• Problem to work on
Gather up the lines with the word "chart" in them.
'''
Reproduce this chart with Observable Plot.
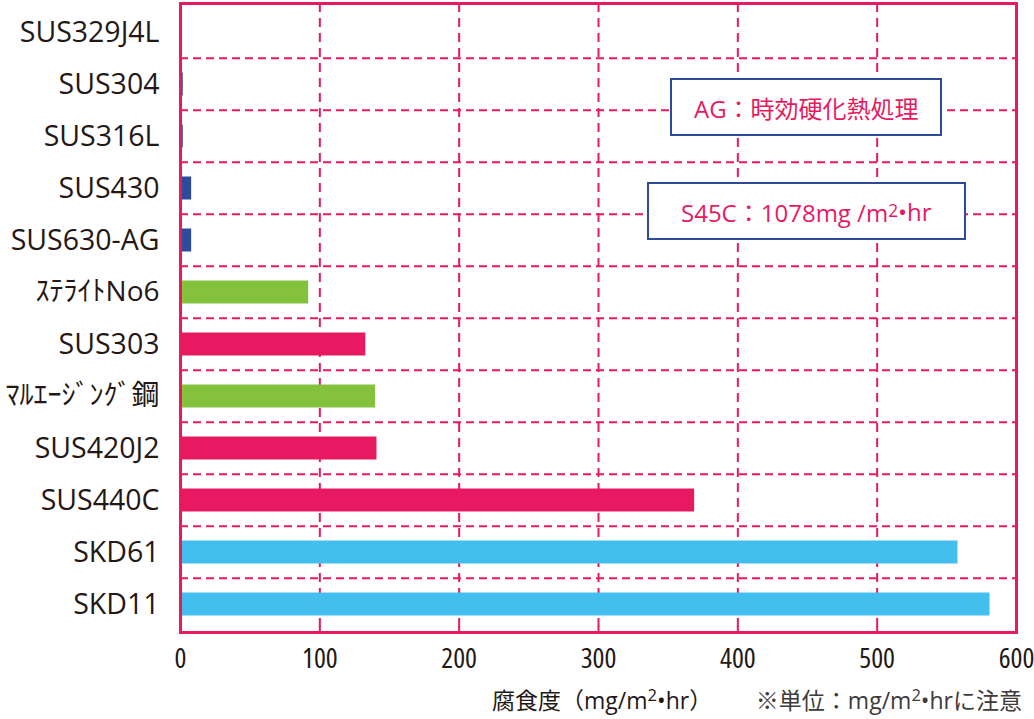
<!DOCTYPE html>
<html><head><meta charset="utf-8">
<script src="https://cdn.jsdelivr.net/npm/d3@7"></script>
<script src="https://cdn.jsdelivr.net/npm/@observablehq/plot@0.6"></script>
<style>
body{margin:0;background:#fff;}
#wrap{position:relative;width:1034px;height:719px;overflow:hidden;font-family:"Open Sans","Noto Sans CJK JP",sans-serif;color:#231815;}
#wrap svg{font-weight:400;}
#wrap svg g[aria-label="x-axis tick label"]{font-stretch:80%;}
.note{position:absolute;box-sizing:border-box;border:2px solid #2d4a9c;background:#fff;color:#e71a61;display:flex;align-items:center;justify-content:center;font-size:24px;font-weight:400;font-stretch:92%;font-family:"Open Sans","Noto Sans CJK JP",sans-serif;white-space:nowrap;}
.note sup,.cap sup{font-size:0.72em;vertical-align:0.5em;line-height:0;}
.cap{position:absolute;top:686px;font-size:23px;line-height:28px;font-weight:400;font-stretch:92%;white-space:nowrap;}
</style></head>
<body><div id="wrap"></div>
<script>
// ---- data ----
const materials = ["SUS329J4L","SUS304","SUS316L","SUS430","SUS630-AG","ｽﾃﾗｲﾄNo6","SUS303","ﾏﾙｴｰｼﾞﾝｸﾞ鋼","SUS420J2","SUS440C","SKD61","SKD11"];
const corrosion = [0, 2, 2, 8, 8, 92, 133, 140, 141, 369, 558, 581];
const groups = ["A","A","A","A","A","B","C","B","C","C","D","D"];
const groupNames = ["A","B","C","D"];
const groupColors = ["#2d4a9c","#84c13c","#e71a61","#42bfec"];
const xTicks = [0, 100, 200, 300, 400, 500, 600];
const gridX = [100, 200, 300, 400, 500];
const noteTexts = ["AG：時効硬化熱処理", "S45C：1078mg /m<sup>2</sup>•hr"];
const noteX1 = [352, 335];
const noteX2 = [547, 564];
const noteAfter = ["SUS304", "SUS430"]; // box centred on boundary below this row
const captionLeft = "腐食度（mg/m<sup>2</sup>•hr）";
const captionRight = "※単位：mg/m<sup>2</sup>•hrに注意";

const data = materials.map((m, i) => ({material: m, value: corrosion[i], group: groups[i]}));
const pink = "#e8195f";
const W = 1034, H = 685, mT = 3, mB = 53;
const band = (H - mT - mB) / materials.length;
const isKana = (s) => /[\uFF61-\uFF9F]/.test(s);

const chart = Plot.plot({
  width: W, height: H,
  marginLeft: 180, marginRight: 18, marginTop: mT, marginBottom: mB,
  style: {fontFamily: '"Open Sans","Noto Sans CJK JP",sans-serif', color: "#231815", background: "#fff"},
  x: {domain: [0, 600], label: null},
  y: {domain: materials, padding: 0, label: null},
  color: {domain: groupNames, range: groupColors},
  marks: [
    Plot.ruleX(gridX, {stroke: pink, strokeWidth: 2, strokeDasharray: "9,6"}),
    Plot.ruleY(materials.slice(1), {stroke: pink, strokeWidth: 2, strokeDasharray: "8,5", dy: -band / 2}),
    Plot.barX(data, {x: "value", y: "material", fill: "group", insetTop: 14.5, insetBottom: 14.5}),
    Plot.axisY({tickSize: 0, tickPadding: 21, fontSize: (d) => isKana(d) ? 28 : 28.5, fill: "#231815"}),
    Plot.axisX({ticks: xTicks, tickSize: 6, dy: -6, stroke: pink, strokeWidth: 2, tickFormat: () => ""}),
    Plot.axisX({ticks: xTicks, tickSize: 0, tickPadding: 16, fontSize: 28, fill: "#231815"}),
    Plot.frame({stroke: pink, strokeWidth: 3})
  ]
});
const wrap = document.getElementById("wrap");
wrap.appendChild(chart);

const xs = chart.scale("x");
const ys = chart.scale("y");
noteTexts.forEach((t, i) => {
  const k = materials.indexOf(noteAfter[i]) + 1;
  const yb = ys.range[0] + k * ys.bandwidth;
  const d = document.createElement("div");
  d.className = "note";
  const x1 = xs.apply(noteX1[i]), x2 = xs.apply(noteX2[i]);
  d.style.left = x1 + "px";
  d.style.width = (x2 - x1) + "px";
  d.style.top = (yb - 29) + "px";
  d.style.height = "58px";
  d.innerHTML = t;
  wrap.appendChild(d);
});
const c1 = document.createElement("div");
c1.className = "cap"; c1.style.left = "492px"; c1.innerHTML = captionLeft;
const c2 = document.createElement("div");
c2.className = "cap"; c2.style.right = "12px"; c2.style.color = "#3e3a39"; c2.innerHTML = captionRight;
wrap.appendChild(c1); wrap.appendChild(c2);
</script>
</body></html>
'''
• Answer to this task
Reproduce this chart with Observable Plot.
const chart = Plot.plot({
wrap.appendChild(chart);
const xs = chart.scale("x");
const ys = chart.scale("y");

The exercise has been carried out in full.